* [Work to complete] Omit the pictures and print exactly the lines of the listing below, starting at the first and ending at the line containing "var credit = '\u00A9 SleepPhones 2017';".

* [Data for this exercise]
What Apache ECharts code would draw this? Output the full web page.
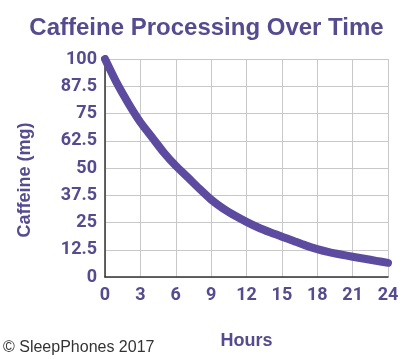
<!DOCTYPE html>
<html>
<head>
<meta charset="utf-8">
<script src="https://cdn.jsdelivr.net/npm/echarts@6/dist/echarts.min.js"></script>
<style>
html,body{margin:0;padding:0;background:#fff;}
#chart{width:413px;height:359px;}
</style>
</head>
<body>
<div id="chart"></div>
<script>
var hours = [0,1,2,3,4,5,6,7,8,9,10,11,12,13,14,15,16,17,18,19,20,21,22,23,24];
var caffeine = [100,89,79.5,71,64,57,51,45.8,40.5,35.5,31.5,28.2,25.3,22.7,20.5,18.5,16.5,14.5,12.8,11.4,10.3,9.3,8.4,7.4,6.5];
var xTicks = [0,3,6,9,12,15,18,21,24];
var yTicks = [0,12.5,25,37.5,50,62.5,75,87.5,100];
var titleText = 'Caffeine Processing Over Time';
var xName = 'Hours';
var yName = 'Caffeine (mg)';
var credit = '\u00A9 SleepPhones 2017';

var textPurple = '#564b8e';
var linePurple = '#5c4b9f';
var chart = echarts.init(document.getElementById('chart'));
chart.setOption({
  animation: false,
  backgroundColor: '#fff',
  title: {
    text: titleText, left: 'center', top: 11,
    textStyle: {fontFamily: 'Liberation Sans, Arial', fontWeight: 'bold', fontSize: 24, color: textPurple}
  },
  grid: {left: 105, right: 25, top: 59, bottom: 82, containLabel: false},
  xAxis: {
    type: 'value', min: xTicks[0], max: xTicks[xTicks.length-1], interval: 3,
    name: xName, nameLocation: 'middle', nameGap: 55,
    nameTextStyle: {fontFamily: 'Liberation Sans, Arial', fontWeight: 'bold', fontSize: 18, color: textPurple},
    axisLine: {show: true, lineStyle: {color: '#333', width: 1.5}},
    axisTick: {show: false},
    axisLabel: {margin: 9, fontFamily: 'Roboto, Liberation Sans, Arial', fontWeight: 'bold', fontSize: 18, color: textPurple},
    splitLine: {show: true, lineStyle: {color: '#c8c8c8', width: 1}}
  },
  yAxis: {
    type: 'value', min: yTicks[0], max: yTicks[yTicks.length-1], interval: 12.5,
    axisLine: {show: true, lineStyle: {color: '#333', width: 1.5}},
    axisTick: {show: false},
    axisLabel: {margin: 8, fontFamily: 'Roboto, Liberation Sans, Arial', fontWeight: 'bold', fontSize: 18, color: textPurple},
    splitLine: {show: true, lineStyle: {color: '#c8c8c8', width: 1}}
  },
  graphic: [
    {type: 'text', x: 25, y: 180, rotation: Math.PI/2,
     style: {text: yName, fontFamily: 'Liberation Sans, Arial', fontWeight: 'bold', fontSize: 18, fill: textPurple, textAlign: 'center', textVerticalAlign: 'middle'}},
    {type: 'text', left: 3, top: 340,
     style: {text: credit, fontFamily: 'Liberation Sans, Arial', fontSize: 16, fill: '#333'}}
  ],
  series: [{
    type: 'line',
    data: hours.map(function(h, i){ return [h, caffeine[i]]; }),
    showSymbol: false,
    smooth: 0.2,
    lineStyle: {color: linePurple, width: 8, cap: 'round', join: 'round'}
  }]
});
</script>
</body>
</html>
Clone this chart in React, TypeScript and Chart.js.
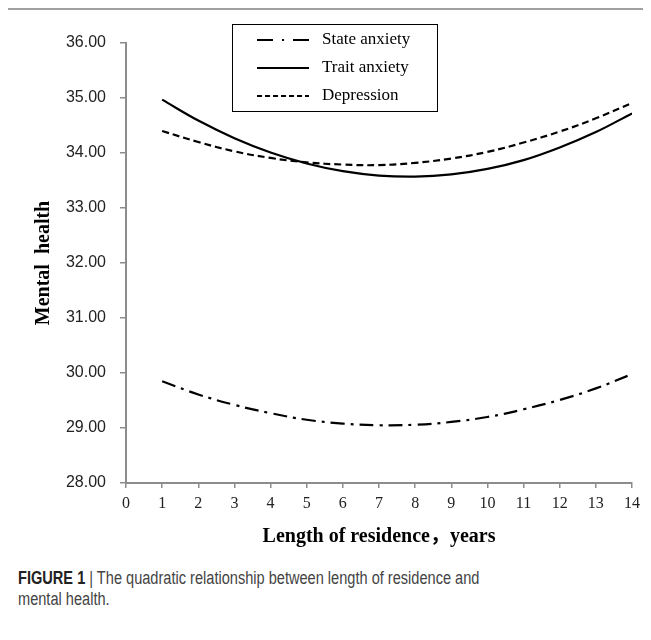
import React, { useEffect, useRef } from "react";
import { Chart, registerables } from "chart.js";

Chart.register(...registerables);

// ---- data ----
const years = [1, 2, 3, 4, 5, 6, 7, 8, 9, 10, 11, 12, 13, 14];
const stateAnxiety = [29.85, 29.61, 29.42, 29.27, 29.15, 29.08, 29.05, 29.06, 29.11, 29.2, 29.34, 29.51, 29.72, 29.98];
const traitAnxiety = [34.97, 34.59, 34.27, 34.01, 33.81, 33.67, 33.59, 33.57, 33.61, 33.71, 33.87, 34.1, 34.38, 34.72];
const depression = [34.4, 34.2, 34.03, 33.91, 33.83, 33.79, 33.78, 33.82, 33.9, 34.02, 34.19, 34.39, 34.63, 34.91];
const seriesNames = ["State anxiety", "Trait anxiety", "Depression"];
const xRange = [0, 14];
const yRange = [28, 36];
const xTitle = "Length of residence，years";
const yTitle = "Mental  health";
const captionBold = "FIGURE 1";
const captionLine1 = " | The quadratic relationship between length of residence and";
const captionLine2 = "mental health.";

const W = 642;
const H = 548;
const AXIS_GRAY = "#8c8c8c";

const boxLegend = {
  id: "boxLegend",
  afterDraw(chart: any) {
    const ctx = chart.ctx;
    ctx.save();
    const bx = 224.5, by = 14.5, bw = 205, bh = 87;
    ctx.fillStyle = "#fff";
    ctx.fillRect(bx, by, bw, bh);
    ctx.strokeStyle = "#000";
    ctx.lineWidth = 1;
    ctx.setLineDash([]);
    ctx.strokeRect(bx, by, bw, bh);
    const rows = [30, 58, 86];
    chart.data.datasets.forEach((ds: any, i: number) => {
      const y = rows[i];
      ctx.beginPath();
      ctx.setLineDash(ds.legendDash || ds.borderDash || []);
      ctx.lineWidth = ds.borderWidth;
      ctx.strokeStyle = ds.borderColor;
      ctx.moveTo(249, y);
      ctx.lineTo(301, y);
      ctx.stroke();
      ctx.setLineDash([]);
      ctx.fillStyle = "#000";
      ctx.font = "17px 'Liberation Serif', serif";
      ctx.textBaseline = "middle";
      ctx.textAlign = "left";
      ctx.fillText(ds.label, 314, y);
    });
    ctx.restore();
  },
};

export default function App() {
  const ref = useRef<HTMLCanvasElement | null>(null);

  useEffect(() => {
    if (!ref.current) return;
    const mk = (vals: number[]) => years.map((x, i) => ({ x, y: vals[i] }));
    const chart = new Chart(ref.current, {
      type: "line",
      data: {
        datasets: [
          {
            label: seriesNames[0],
            data: mk(stateAnxiety),
            borderColor: "#000",
            borderWidth: 2.2,
            borderDash: [14, 6, 3, 6],
            legendDash: [16, 9, 2, 9],
            pointRadius: 0,
            tension: 0.4,
            fill: false,
          } as any,
          {
            label: seriesNames[1],
            data: mk(traitAnxiety),
            borderColor: "#000",
            borderWidth: 2.2,
            borderDash: [],
            pointRadius: 0,
            tension: 0.4,
            fill: false,
          } as any,
          {
            label: seriesNames[2],
            data: mk(depression),
            borderColor: "#000",
            borderWidth: 2.2,
            borderDash: [7, 4],
            legendDash: [5, 3],
            pointRadius: 0,
            tension: 0.4,
            fill: false,
          } as any,
        ],
      },
      options: {
        responsive: false,
        animation: false,
        devicePixelRatio: 1,
        layout: { padding: { top: 33, right: 18, left: 0, bottom: 0 } },
        plugins: {
          legend: { display: false },
          tooltip: { enabled: false },
        },
        scales: {
          x: {
            type: "linear",
            min: xRange[0],
            max: xRange[1],
            afterFit: (s: any) => {
              s.height = 75;
            },
            border: { display: true, color: AXIS_GRAY, width: 2 },
            grid: {
              display: true,
              drawOnChartArea: false,
              drawTicks: true,
              tickLength: 5,
              color: AXIS_GRAY,
              lineWidth: 1.5,
            },
            ticks: {
              stepSize: 1,
              padding: 6,
              color: "#222",
              maxRotation: 0,
              autoSkip: false,
              font: { family: "'Liberation Serif', serif", size: 16 },
            },
            title: {
              display: true,
              text: xTitle,
              color: "#000",
              font: { family: "'Liberation Serif', 'Noto Sans CJK SC', serif", size: 20, weight: "bold" },
              padding: { top: 0, bottom: 9 },
            },
          },
          y: {
            type: "linear",
            min: yRange[0],
            max: yRange[1],
            afterFit: (s: any) => {
              s.width = 118;
            },
            border: { display: true, color: AXIS_GRAY, width: 2 },
            grid: {
              display: true,
              drawOnChartArea: false,
              drawTicks: true,
              tickLength: 6,
              color: AXIS_GRAY,
              lineWidth: 1.5,
            },
            ticks: {
              stepSize: 1,
              padding: 14,
              color: "#222",
              font: { family: "'Liberation Sans', Arial, sans-serif", size: 16 },
              callback: (v: any) => Number(v).toFixed(2),
            },
            title: {
              display: true,
              text: yTitle,
              color: "#000",
              font: { family: "'Liberation Serif', serif", size: 20, weight: "bold" },
              padding: { top: 24, bottom: 0 },
            },
          },
        },
      } as any,
      plugins: [boxLegend],
    });
    return () => chart.destroy();
  }, []);

  return (
    <div
      style={{
        borderLeft: "1px solid #a0a0a0",
        borderTop: "2px solid #a0a0a0",
        marginLeft: -1,
        width: 643,
        height: 640,
        boxSizing: "border-box",
        overflow: "hidden",
      }}
    >
      <div style={{ width: W, height: H, position: "relative" }}>
        <canvas ref={ref} width={W} height={H} style={{ display: "block", width: W, height: H }} />
      </div>
      <div
        style={{
          fontFamily: "'Liberation Sans', Arial, sans-serif",
          fontSize: 18,
          color: "#444",
          lineHeight: "21px",
          marginLeft: 10,
          marginTop: 10,
          whiteSpace: "nowrap",
          transform: "scaleX(0.81)",
          transformOrigin: "left top",
        }}
      >
        <span style={{ fontWeight: "bold", color: "#222" }}>{captionBold}</span>
        {captionLine1}
        <br />
        {captionLine2}
      </div>
    </div>
  );
}
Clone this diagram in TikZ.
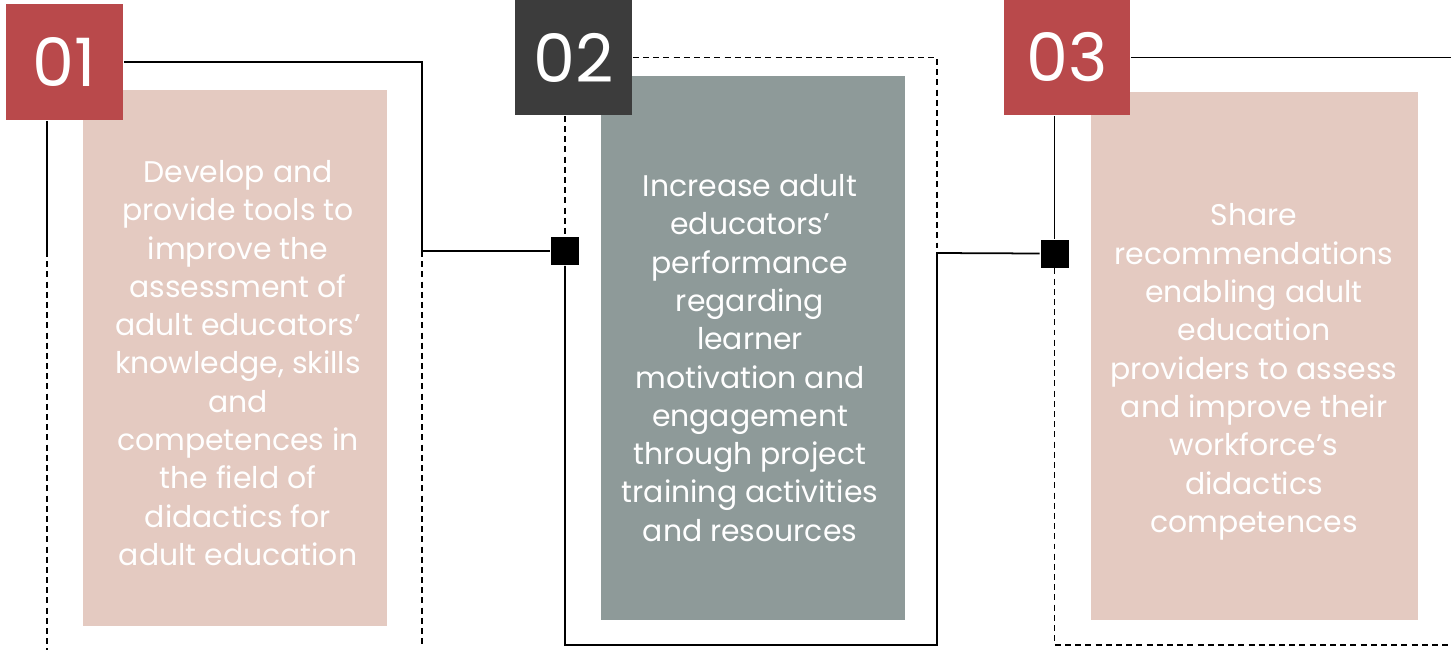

* [Solution to this problem]
What Apache ECharts code would draw this? Output the full web page.
<!DOCTYPE html>
<html>
<head>
<meta charset="utf-8">
<script src="https://cdn.jsdelivr.net/npm/echarts@6/dist/echarts.min.js"></script>
<style>
html,body{margin:0;padding:0;background:#fff;}
#chart{width:413px;height:359px;}
</style>
</head>
<body>
<div id="chart"></div>
<script>
var hours = [0,1,2,3,4,5,6,7,8,9,10,11,12,13,14,15,16,17,18,19,20,21,22,23,24];
var caffeine = [100,89,79.5,71,64,57,51,45.8,40.5,35.5,31.5,28.2,25.3,22.7,20.5,18.5,16.5,14.5,12.8,11.4,10.3,9.3,8.4,7.4,6.5];
var xTicks = [0,3,6,9,12,15,18,21,24];
var yTicks = [0,12.5,25,37.5,50,62.5,75,87.5,100];
var titleText = 'Caffeine Processing Over Time';
var xName = 'Hours';
var yName = 'Caffeine (mg)';
var credit = '\u00A9 SleepPhones 2017';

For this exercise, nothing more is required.